In a briefing to The Journal, CPI statistician Colin Cotter explained that the CPI is calculated as an average for all Irish households and that the real impact of inflation on each person is different. 

“Every household has its own unique consumption pattern and therefore its own personal experience of inflation,” he said.

“It would be impracticable to calculate an index for every household. However, some statistical offices have provided ‘personal inflation calculators’ on their websites, in which users can enter a broad outline of their expenditure pattern.

“The CSO will consider whether a feature like this could be included on its website, to engage more directly with the public about inflation.”

Cotter also said it would be possible to calculate a ‘personal’ CPI index using weights from the Household Budget Survey, which includes data on the consumption patterns of households at different income levels.
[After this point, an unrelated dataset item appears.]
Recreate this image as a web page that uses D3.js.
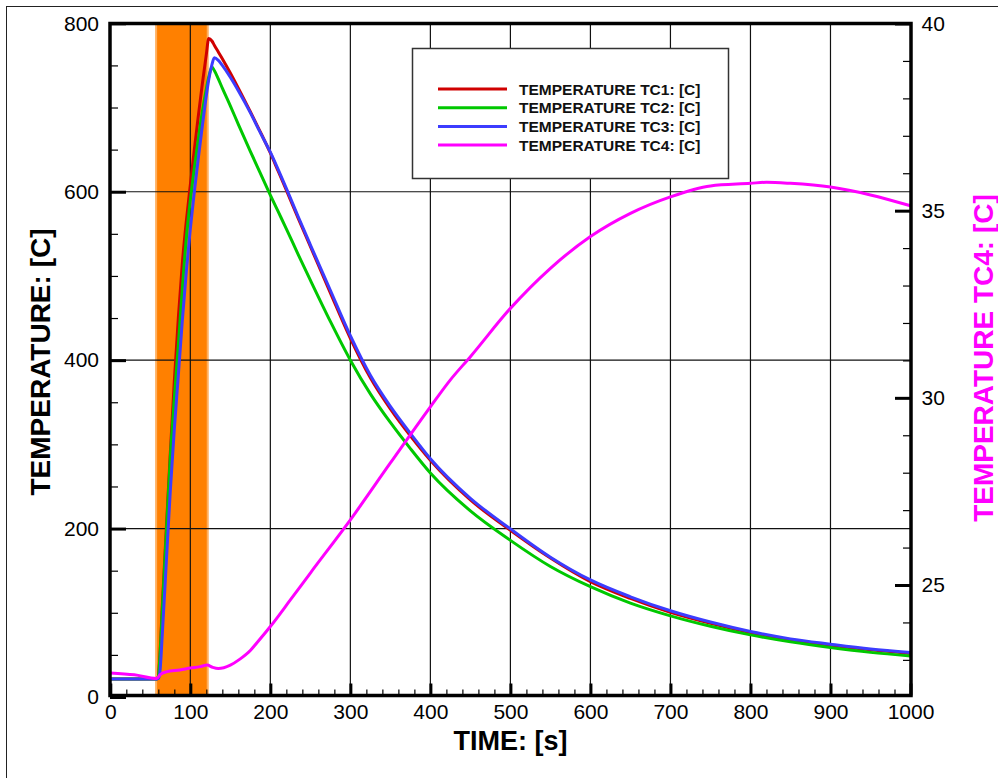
<!DOCTYPE html>
<html>
<head>
<meta charset="utf-8">
<script src="https://cdn.jsdelivr.net/npm/d3@7"></script>
<style>
  body { margin: 0; background: #fff; }
  svg { display: block; font-family: "Liberation Sans", Arial, sans-serif; }
</style>
</head>
<body>
<svg id="chart"></svg>
<script>
// time axis for the three furnace thermocouples
const tcTime = [0, 58, 60, 62, 65, 70, 75, 80, 85, 90, 95, 100, 105, 110, 115, 120, 123, 127, 130, 135,
    140, 150, 160, 175, 187, 200, 210, 220, 235, 250, 275, 300, 325, 350, 375, 400, 450, 500, 550, 600,
    650, 700, 750, 800, 850, 900, 950, 1000];
const tc1 = [21.5, 21.5, 24, 50, 108, 200, 290, 375, 450, 515, 565, 608, 650, 690, 728, 763, 782, 779, 774, 766,
    758, 741, 723, 695, 672, 646, 624, 602, 568, 535, 480, 426, 379, 342, 310, 281, 234, 198, 165, 137,
    117, 100.5, 87.5, 76.6, 68, 61.5, 56, 51.6];
const tc2 = [21.5, 21.5, 24, 48, 104, 195, 285, 355, 418, 485, 545, 590, 628, 663, 695, 722, 736, 748, 744, 734,
    723, 702, 680, 648, 623, 596, 576, 556, 525, 495, 446, 400, 360, 326, 295, 266, 221, 186, 155, 131,
    111.5, 96.4, 84, 73.8, 65.5, 58.7, 53, 48.8];
const tc3 = [21.5, 21.5, 22, 30, 75, 160, 245, 318, 382, 447, 505, 556, 600, 640, 678, 714, 733, 751, 759, 756,
    750, 736, 720, 694, 671, 647, 626, 604, 570, 537, 483, 429, 382, 345, 313, 283, 236, 199.6, 166, 139,
    119, 102.4, 89, 77.8, 69, 62.7, 57, 52.8];

// TC4 on the right axis
const tc4Time = [0, 30, 58, 62, 70, 87, 100, 112, 121, 128, 135, 150, 162, 175, 183, 200, 225, 250, 300, 350,
    400, 425, 450, 500, 550, 600, 650, 700, 750, 800, 820, 850, 900, 950, 1000];
const tc4 = [22.65, 22.6, 22.5, 22.6, 22.68, 22.73, 22.78, 22.82, 22.86, 22.8, 22.77, 22.86, 23.02, 23.25, 23.45, 23.89, 24.6, 25.32, 26.74, 28.26,
    29.76, 30.48, 31.1, 32.39, 33.46, 34.31, 34.93, 35.37, 35.66, 35.73, 35.76, 35.73, 35.63, 35.42, 35.13];

// heating window (orange band), seconds
const heatWindow = [56, 123];

const seriesNames = ["TEMPERATURE TC1: [C]", "TEMPERATURE TC2: [C]", "TEMPERATURE TC3: [C]", "TEMPERATURE TC4: [C]"];
const xTicks = [0, 100, 200, 300, 400, 500, 600, 700, 800, 900, 1000];
const yTicks = [0, 200, 400, 600, 800];
const y2Ticks = [25, 30, 35, 40];

const colors = ["#d00000", "#00c800", "#3c3cff", "#ff00ff"];

const width = 998, height = 778;
const plotLeft = 110, plotRight = 911, plotTop = 23.5, plotBottom = 695.5;

const svg = d3.select("#chart").attr("width", width).attr("height", height);

// outer thin frame of the figure
svg.append("rect")
    .attr("x", 6.5).attr("y", 6.5)
    .attr("width", 1000).attr("height", 800)
    .attr("fill", "#fff").attr("stroke", "#222").attr("stroke-width", 1);

let x = d3.scaleLinear().domain([0, 1000]).range([110.3, 910.5]);
let y = d3.scaleLinear().domain([0, 800]).range([697, 23.3]);
let y2 = d3.scaleLinear().domain([22, 40]).range([697.3, 23.5]);

// heating band
svg.append("rect")
    .attr("x", x(heatWindow[0])).attr("y", plotTop)
    .attr("width", x(heatWindow[1]) - x(heatWindow[0])).attr("height", plotBottom - plotTop)
    .attr("fill", "#ffb060");
svg.append("rect")
    .attr("x", x(heatWindow[0]) + 2).attr("y", plotTop)
    .attr("width", x(heatWindow[1]) - x(heatWindow[0]) - 4).attr("height", plotBottom - plotTop)
    .attr("fill", "#ff8000");

// grid
let grid = svg.append("g").attr("stroke", "#111").attr("stroke-width", 1.2);
grid.selectAll("line.v")
    .data(xTicks.slice(1, -1))
    .enter().append("line")
    .attr("class", "v")
    .attr("x1", d => x(d)).attr("x2", d => x(d))
    .attr("y1", plotTop).attr("y2", plotBottom);
grid.selectAll("line.h")
    .data(yTicks.slice(1, -1))
    .enter().append("line")
    .attr("class", "h")
    .attr("x1", plotLeft).attr("x2", plotRight)
    .attr("y1", d => y(d)).attr("y2", d => y(d));

// curves
let line = d3.line().curve(d3.curveMonotoneX);
[tc1, tc2, tc3].forEach((vals, i) => {
    svg.append("path")
        .attr("d", line(tcTime.map((t, k) => [x(t), y(vals[k])])))
        .attr("fill", "none")
        .attr("stroke", colors[i])
        .attr("stroke-width", 3);
});
svg.append("path")
    .attr("d", line(tc4Time.map((t, k) => [x(t), y2(tc4[k])])))
    .attr("fill", "none")
    .attr("stroke", colors[3])
    .attr("stroke-width", 3);

// legend
let legend = svg.append("g");
legend.append("rect")
    .attr("x", 412.5).attr("y", 48.5)
    .attr("width", 316).attr("height", 130)
    .attr("fill", "#fff").attr("stroke", "#333").attr("stroke-width", 1.5);
seriesNames.forEach((name, i) => {
    let ly = 89 + i * 18.7;
    legend.append("line")
        .attr("x1", 438).attr("x2", 507)
        .attr("y1", ly).attr("y2", ly)
        .attr("stroke", colors[i]).attr("stroke-width", 3);
    legend.append("text")
        .attr("x", 519).attr("y", ly + 5.5)
        .attr("font-size", 15.5).attr("font-weight", "bold")
        .attr("fill", "#111")
        .text(name);
});

// axes: ticks point inward
function styleAxis(g, w) {
    g.select(".domain").remove();
    g.selectAll(".tick line").attr("stroke", "#000").attr("stroke-width", w);
    g.selectAll("text").attr("font-size", 21).attr("fill", "#000");
}

svg.append("g").attr("transform", `translate(0,${plotBottom})`)
    .call(d3.axisBottom(x).tickValues(d3.range(0, 1001, 20)).tickSize(-6).tickFormat(""))
    .call(g => styleAxis(g, 1.2));
svg.append("g").attr("transform", `translate(0,${plotBottom})`)
    .call(d3.axisBottom(x).tickValues(xTicks).tickSize(-12).tickPadding(8.5).tickFormat(d3.format("d")))
    .call(g => styleAxis(g, 3));

svg.append("g").attr("transform", `translate(${plotLeft},0)`)
    .call(d3.axisLeft(y).tickValues(d3.range(0, 801, 50)).tickSize(-8).tickFormat(""))
    .call(g => styleAxis(g, 1.2));
svg.append("g").attr("transform", `translate(${plotLeft},0)`)
    .call(d3.axisLeft(y).tickValues(yTicks).tickSize(-16).tickPadding(11))
    .call(g => styleAxis(g, 3));

svg.append("g").attr("transform", `translate(${plotRight},0)`)
    .call(d3.axisRight(y2).tickValues(d3.range(23, 41, 1)).tickSize(-8).tickFormat(""))
    .call(g => styleAxis(g, 1.2));
svg.append("g").attr("transform", `translate(${plotRight},0)`)
    .call(d3.axisRight(y2).tickValues(y2Ticks).tickSize(-16).tickPadding(10.5))
    .call(g => styleAxis(g, 3));

// thick plot frame
svg.append("rect")
    .attr("x", plotLeft).attr("y", plotTop)
    .attr("width", plotRight - plotLeft).attr("height", plotBottom - plotTop)
    .attr("fill", "none").attr("stroke", "#000").attr("stroke-width", 3.5);

// titles
svg.append("text")
    .attr("x", (plotLeft + plotRight) / 2).attr("y", 750)
    .attr("text-anchor", "middle")
    .attr("font-size", 27).attr("font-weight", "bold")
    .text("TIME: [s]");
svg.append("text")
    .attr("transform", "translate(50,362) rotate(-90)")
    .attr("text-anchor", "middle")
    .attr("font-size", 28).attr("font-weight", "bold")
    .text("TEMPERATURE: [C]");
svg.append("text")
    .attr("transform", "translate(993,358) rotate(-90)")
    .attr("text-anchor", "middle")
    .attr("font-size", 28).attr("font-weight", "bold")
    .attr("fill", "#ff00ff")
    .text("TEMPERATURE TC4: [C]");
</script>
</body>
</html>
The CSO’s last Household Budget Survey was carried out in 2015/16 and the next survey is expected to be conducted over the course of 2022/23, when it will be used to update the CPI basket and weights at the end of next year.

“At that point the CSO will also be able to analyse the feasibility and technical implications of producing price trend statistics for subgroups of the household population, e.g. lower income households, pensioners, renters,” Cotter added.

It comes after Office of National Statistics (ONS) – the CSO’s UK equivalent – confirmed earlier this week that it would do more to show the effects of inflation on specific income groups.

The ONS also measures inflation by looking at the cost consumer items from a number of different price points, but said it would look at ways to capture the impact of price increases on households with different incomes in future.